ADR-004: Split Backend into Services + Migrate API to Lambda¶

Status: Accepted Date: 2026-03-11 Supersedes: ECS Fargate backend from ADR-003

Context¶

The monolithic FastAPI backend bundled ~350MB of ML dependencies (numpy, pandas, scikit-learn, LightGBM) into every deployment, even though only one route triggered ML inference. This forced ECS Fargate for the API, which created a VPC + Cluster + ALB per stage — hitting the AWS 5-VPC limit and costing ~$30/month per idle dev stage. Developers also needed a Cloudflare API token to use sst dev.

Decision¶

Split the backend into three independent services with a shared Python package:

services/
  api/           → Lambda (ZIP, ~50MB) via API Gateway V2
  valuation/     → Lambda (container, ~350MB) for ML inference
  scraper/       → Scheduled tasks (Lambda/ECS)
packages/
  shared-python/ → Shared models, schemas, database, config

Key design choices:

API on Lambda (ZIP) — Without ML deps, fits in a ZIP package with fast cold starts (~1-2s). Uses Mangum as ASGI adapter.
Valuation on Lambda (container) — Heavy ML deps require container image. Called by API via direct Lambda invocation (AWS SDK, ~50ms overhead).
Valuation is a pure function — Receives registration + market context as input, returns valuation. No database access, no VPC needed.
VPC only for prod/staging — Dev stages use local Postgres via sst dev. No VPC, no Cluster, no ALB.
Cloudflare provider conditional — Only loaded for prod/staging.

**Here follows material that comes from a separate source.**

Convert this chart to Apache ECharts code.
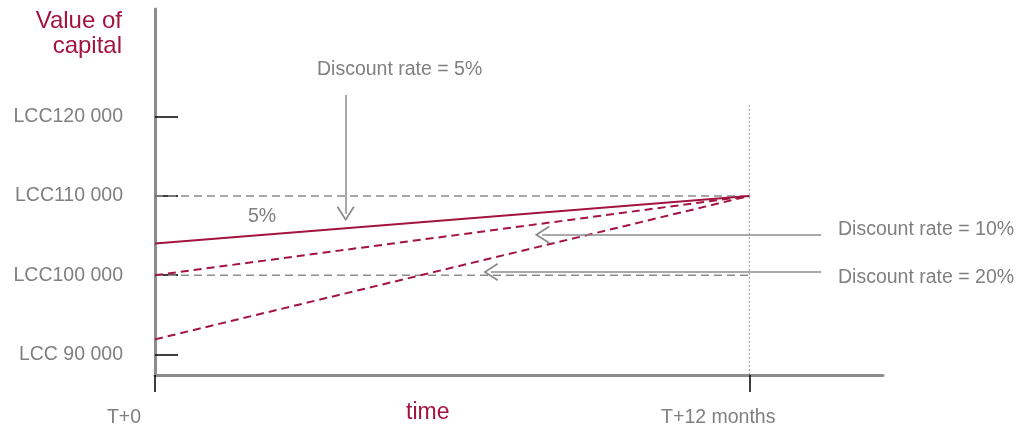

Developers don't need the token.
Connection pooling via env var — CONNECTION_POOL_SIZE=0 for Lambda (NullPool), standard pooling for local dev.

Consequences¶

Positive: - Dev stages cost ~$0 (Lambda free tier) vs ~$30/month - No VPC limit issues — dev stages don't create VPCs - sst dev works without Cloudflare token - ML scales independently from API - API deploys in ~30-60s (ZIP upload) vs ~3-5min (Docker build) - Clean code separation — each service has its own directory, requirements, and handler

Negative: - Two Lambda functions to monitor instead of one ECS service - Cold starts (~1-2s API, ~5-8s Valuation) vs always-on ECS - Lambda-to-Lambda invocation adds ~50-100ms per valuation request - Database connection pooling managed via env vars instead of standard pooling - Alembic migrations must run as a separate CI step (not at container startup)

Risks: - Valuation Lambda cold start on first plate lookup (mitigated by Provisioned Concurrency when needed) - Database connection exhaustion under high Lambda concurrency (mitigated by NullPool + future RDS Proxy)